A four-day workshop in Sydney is encouraging diversity in the production world by opening up applications to people from a cultural background, those with disability or who identify as Lesbian, Gay, Transexual, Bisexual, Questioning or Intersex (LGBTIQ).
Run and organised by Screen Australia, Developing the Developer aims to increase the diversity of practitioners who work in screen story development to create a pool of developers more broadly reflective of Australian society.
The program was first run in 2017 following a report by Screen Australia on diversity in TV drama which revealed that characters of non-Anglo Celtic backgrounds, those with disability or identified as LGBTIQI were all under represented on screen.
From this, Senior Development Executive, Screen Australia Nerida Moore says the company saw an opportunity to identify and support a number of emerging screen development professionals – leading to Developing the Developer which she says is part of “a range of opportunities” offered by Screen Australia to address this problem.
As a result, the program is seeking applicants from these diverse and underrepresented backgrounds who are able to demonstrate some track record in story or new work development from any genre, platform or narrative art-form.
“Screen Australia recognises that in order to contribute to our story development capacity and culture – we need to continue to identify, nurture, develop and collaborate with new generations of fiction developers across story platforms and formats,” Ms Moore says.

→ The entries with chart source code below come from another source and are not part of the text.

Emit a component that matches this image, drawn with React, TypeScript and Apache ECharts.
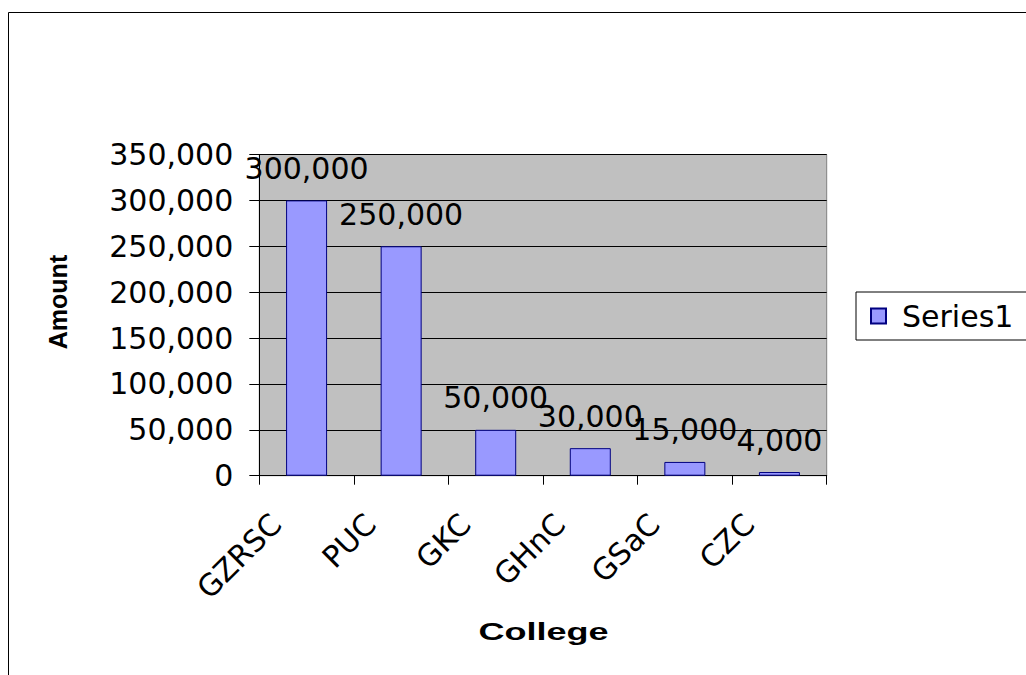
import React, { useEffect, useRef } from "react";
import * as echarts from "echarts";

// College funding amounts
const categories = ["GZRSC", "PUC", "GKC", "GHnC", "GSaC", "CZC"];
const amounts = [300000, 250000, 50000, 30000, 15000, 4000];
const seriesName = "Series1";
const yMin = 0;
const yMax = 350000;
const yStep = 50000;
const xTitle = "College";
const yTitle = "Amount";

const withCommas = (v: number) =>
  String(v).replace(/\B(?=(\d{3})+(?!\d))/g, ",");

const NUM_FONT = '"DejaVu Sans", sans-serif';
const TITLE_FONT = '"Liberation Sans", Arial, sans-serif';

export default function App() {
  const ref = useRef<HTMLDivElement>(null);

  useEffect(() => {
    if (!ref.current) return;
    const chart = echarts.init(ref.current, null, { renderer: "svg" });
    chart.setOption({
      animation: false,
      backgroundColor: "#ffffff",
      graphic: [
        {
          type: "rect",
          shape: { x: 8.5, y: 12.5, width: 2000, height: 2000 },
          style: { fill: "none", stroke: "#000000", lineWidth: 1 },
          z: 0,
        },
        {
          type: "text",
          x: 543.5,
          y: 631,
          scaleX: 1.5,
          style: {
            text: xTitle,
            font: `bold 24px ${TITLE_FONT}`,
            fill: "#000",
            align: "center",
            verticalAlign: "middle",
          },
        },
        {
          type: "text",
          x: 58,
          y: 302,
          rotation: Math.PI / 2,
          style: {
            text: yTitle,
            font: `bold 25px ${TITLE_FONT}`,
            fill: "#000",
            align: "center",
            verticalAlign: "middle",
          },
        },
      ],
      legend: {
        left: 856,
        top: 292,
        orient: "vertical",
        data: [seriesName],
        icon: "rect",
        itemWidth: 15,
        itemHeight: 15,
        padding: [8, 40, 8, 14],
        borderColor: "#000000",
        borderWidth: 1,
        backgroundColor: "#ffffff",
        textStyle: {
          fontFamily: NUM_FONT,
          fontSize: 30,
          color: "#000",
          lineHeight: 32,
          padding: [0, 0, 0, 11],
        },
      },
      grid: {
        left: 259.3,
        top: 154.5,
        width: 567.4,
        height: 321.2,
        show: true,
        backgroundColor: "#C0C0C0",
        borderColor: "#808080",
        borderWidth: 1,
        containLabel: false,
      },
      xAxis: {
        type: "category",
        data: categories,
        boundaryGap: true,
        axisLine: { show: true, lineStyle: { color: "#000", width: 1 } },
        axisTick: {
          show: true,
          length: 9,
          lineStyle: { color: "#000", width: 1 },
        },
        axisLabel: {
          rotate: 45,
          margin: 13,
          padding: [0, 43, 0, 0],
          fontFamily: NUM_FONT,
          fontSize: 30,
          color: "#000",
        },
        splitLine: { show: false },
      },
      yAxis: {
        type: "value",
        min: yMin,
        max: yMax,
        interval: yStep,
        axisLine: { show: true, lineStyle: { color: "#000", width: 1 } },
        axisTick: {
          show: true,
          length: 10,
          lineStyle: { color: "#000", width: 1 },
        },
        axisLabel: {
          margin: 26,
          fontFamily: NUM_FONT,
          fontSize: 30,
          color: "#000",
          formatter: (v: number) => withCommas(v),
        },
        splitLine: { show: true, lineStyle: { color: "#000", width: 1 } },
      },
      series: [
        {
          name: seriesName,
          type: "bar",
          data: amounts,
          barWidth: 41,
          itemStyle: {
            color: "#9999FF",
            borderColor: "#000080",
            borderWidth: 1,
          },
          label: {
            show: true,
            position: "top",
            distance: 17,
            fontFamily: NUM_FONT,
            fontSize: 30,
            color: "#000",
            formatter: (p: any) => withCommas(p.value),
          },
        },
      ],
    });
    return () => chart.dispose();
  }, []);

  return (
    <div
      ref={ref}
      style={{ position: "fixed", left: 0, top: 0, width: 1026, height: 675 }}
    />
  );
}
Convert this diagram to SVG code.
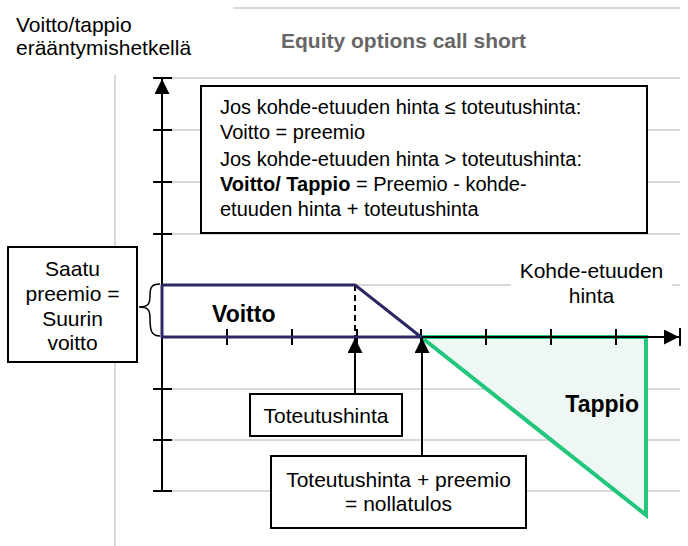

“We would encourage individuals who are committed to contributing to a development culture reflective of Australian society and passionate about facilitating other people’s creative visions, to apply for this initiative and be part of this new generation.”
Ms Moore says that any successful applicants for the workshop from outside of Greater Sydney will have all of their costs covered by the program.
They are looking for eight to ten applicants who, over the four days will build on, develop, analyse skills, methods and practice in the sector, with Screen Australia engaging with each participant after the workshop concludes to discuss their goals and work with them to unlock support opportunities for participants to continue their practice in the story development field.
From the 16 creatives selected to participate in the first workshop last year, to date seven have gone on to secure professional placements.
Assistant Minister for Social Services, Jane Prentice, has welcomed the program and its aims saying it is “encouraging” to see the community and organisations supporting initiatives like Developing the Developer.
“We all know that communities are better places when everyone is included and made to feel welcome,” she says.
“The more that we can do as a community to be inclusive, the better we will all be for it.”